In other words, overturn the idea that Beethoven and Williams come from different universes, and we'll all become more avid, satisfied listeners.

But I still want to know how Haig explains public reluctance to orchestral music; she counters by citing evidence of its popularity. After all, she reminds me, 40,000 fourth and fifth graders enjoyed educational concerts last year. Don't they count? And yes, there are people who erroneously believe that they won't enjoy an orchestral concert, but that's because newspaper writers and editors continue to call such music "classical," "which says a) it's not contemporary, b) it's not current, and c) it's not popular."

Change that bad habit and the public, no longer perceiving the concert hall as a musty museum, will give the orchestra a try. And "as soon as they experience something," she says, "it breaks through any misperception they had." Which is not to say that lovers of Beethoven and Mahler won't also be satisfied; but "just keep your ears open for other stuff too, that's all."

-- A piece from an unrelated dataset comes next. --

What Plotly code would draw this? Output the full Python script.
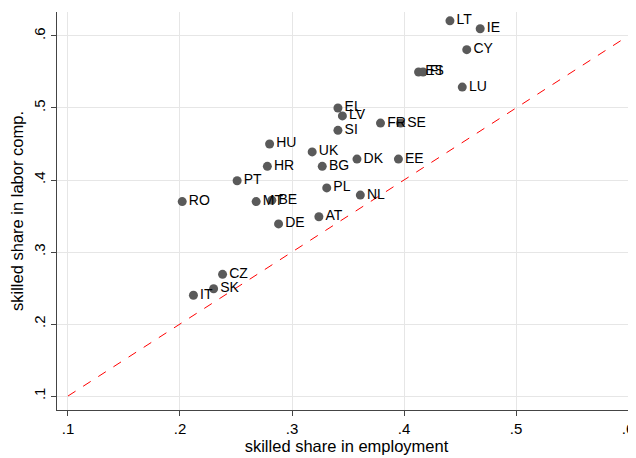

"Other stuff" – that seems the key to Haig's philosophy. "All of life is expressed through music," she asserts, "so how can one limit the ways and say, 'Well, it ought to be all happening this way?'"

Bach and Duke Ellington, Beethoven and the Beatles, it's all there at the Florida Orchestra, along with new works by composers you'll be hearing for the first time. So widen your expectations. Dissolve your preconceptions. Experience concert music in its remarkable inclusiveness.

Susan Haig has a mission: to get you to forget what you think you know and discover the real joy, the up-to-the-minute pertinence of orchestral music.

And she's sure that once you do, there'll be no turning back.